[CHALLENGE]:
In the listing that follows, retype every line from the first through the one containing "(455.7,408) rectangle (1216,700);". Pictures are to be left out.

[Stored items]
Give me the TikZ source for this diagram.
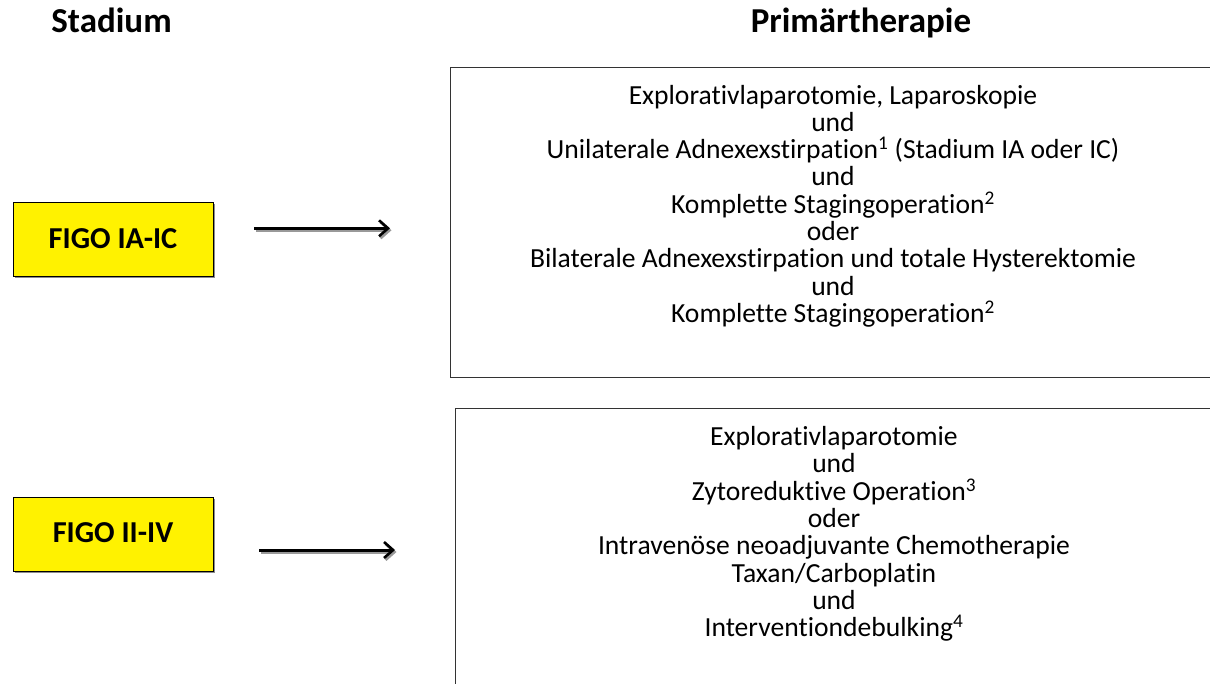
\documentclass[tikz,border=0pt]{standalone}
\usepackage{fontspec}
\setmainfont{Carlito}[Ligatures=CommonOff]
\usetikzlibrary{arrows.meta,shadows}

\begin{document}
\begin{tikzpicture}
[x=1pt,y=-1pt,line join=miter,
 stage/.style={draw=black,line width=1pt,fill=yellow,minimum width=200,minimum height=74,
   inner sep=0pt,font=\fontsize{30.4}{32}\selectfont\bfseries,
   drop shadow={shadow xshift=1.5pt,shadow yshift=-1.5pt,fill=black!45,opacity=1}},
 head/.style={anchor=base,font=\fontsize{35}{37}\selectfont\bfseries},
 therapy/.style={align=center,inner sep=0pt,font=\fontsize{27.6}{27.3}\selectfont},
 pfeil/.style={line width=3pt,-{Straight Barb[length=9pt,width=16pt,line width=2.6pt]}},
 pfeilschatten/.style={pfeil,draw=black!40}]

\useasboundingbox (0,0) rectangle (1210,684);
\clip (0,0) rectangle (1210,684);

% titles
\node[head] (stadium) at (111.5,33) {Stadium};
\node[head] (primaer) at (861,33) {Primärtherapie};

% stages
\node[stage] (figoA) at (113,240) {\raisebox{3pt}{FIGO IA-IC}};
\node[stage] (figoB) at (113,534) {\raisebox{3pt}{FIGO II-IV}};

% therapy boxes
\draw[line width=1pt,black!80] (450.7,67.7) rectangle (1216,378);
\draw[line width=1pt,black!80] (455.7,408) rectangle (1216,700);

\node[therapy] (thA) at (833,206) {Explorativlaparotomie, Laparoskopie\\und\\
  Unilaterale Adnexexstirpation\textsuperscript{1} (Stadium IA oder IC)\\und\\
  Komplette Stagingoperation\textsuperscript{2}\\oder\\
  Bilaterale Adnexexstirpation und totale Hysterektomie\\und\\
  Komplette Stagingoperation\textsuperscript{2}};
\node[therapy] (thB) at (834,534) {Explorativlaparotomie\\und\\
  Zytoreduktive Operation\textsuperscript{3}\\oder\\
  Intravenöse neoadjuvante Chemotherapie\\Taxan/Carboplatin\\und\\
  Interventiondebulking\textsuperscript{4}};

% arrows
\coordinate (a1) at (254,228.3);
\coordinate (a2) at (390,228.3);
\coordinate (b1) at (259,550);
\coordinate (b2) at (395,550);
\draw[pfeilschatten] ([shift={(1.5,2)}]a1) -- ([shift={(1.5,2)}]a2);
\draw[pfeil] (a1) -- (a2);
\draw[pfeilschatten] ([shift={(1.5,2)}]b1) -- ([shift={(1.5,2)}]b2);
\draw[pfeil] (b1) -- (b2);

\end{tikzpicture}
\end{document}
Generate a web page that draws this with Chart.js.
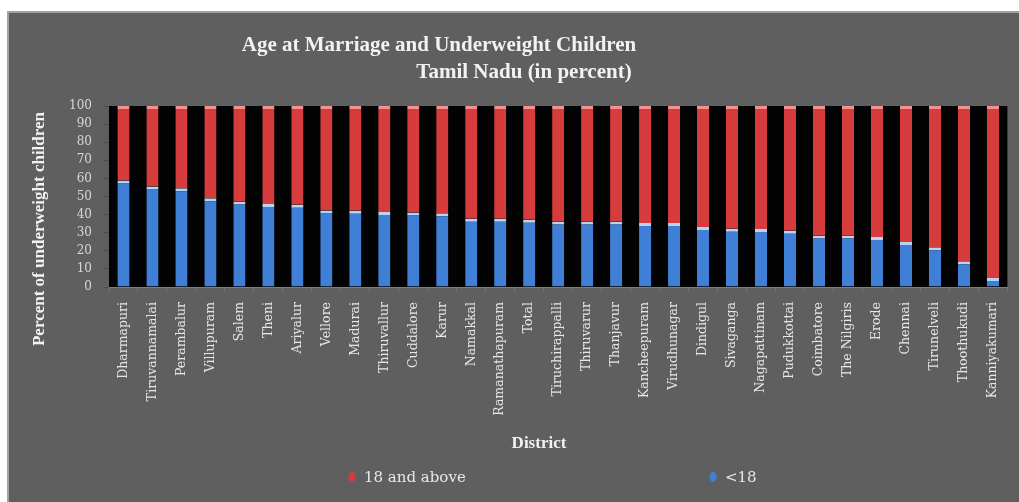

[ANSWER TO THE TASK]:
Give me the TikZ source for this diagram.
\documentclass[tikz,border=0pt]{standalone}
\usepackage{fontspec}
\setmainfont{Carlito}[Ligatures=CommonOff]
\usetikzlibrary{arrows.meta,shadows}

\begin{document}
\begin{tikzpicture}
[x=1pt,y=-1pt,line join=miter,
 stage/.style={draw=black,line width=1pt,fill=yellow,minimum width=200,minimum height=74,
   inner sep=0pt,font=\fontsize{30.4}{32}\selectfont\bfseries,
   drop shadow={shadow xshift=1.5pt,shadow yshift=-1.5pt,fill=black!45,opacity=1}},
 head/.style={anchor=base,font=\fontsize{35}{37}\selectfont\bfseries},
 therapy/.style={align=center,inner sep=0pt,font=\fontsize{27.6}{27.3}\selectfont},
 pfeil/.style={line width=3pt,-{Straight Barb[length=9pt,width=16pt,line width=2.6pt]}},
 pfeilschatten/.style={pfeil,draw=black!40}]

\useasboundingbox (0,0) rectangle (1210,684);
\clip (0,0) rectangle (1210,684);

% titles
\node[head] (stadium) at (111.5,33) {Stadium};
\node[head] (primaer) at (861,33) {Primärtherapie};

% stages
\node[stage] (figoA) at (113,240) {\raisebox{3pt}{FIGO IA-IC}};
\node[stage] (figoB) at (113,534) {\raisebox{3pt}{FIGO II-IV}};

% therapy boxes
\draw[line width=1pt,black!80] (450.7,67.7) rectangle (1216,378);
\draw[line width=1pt,black!80] (455.7,408) rectangle (1216,700);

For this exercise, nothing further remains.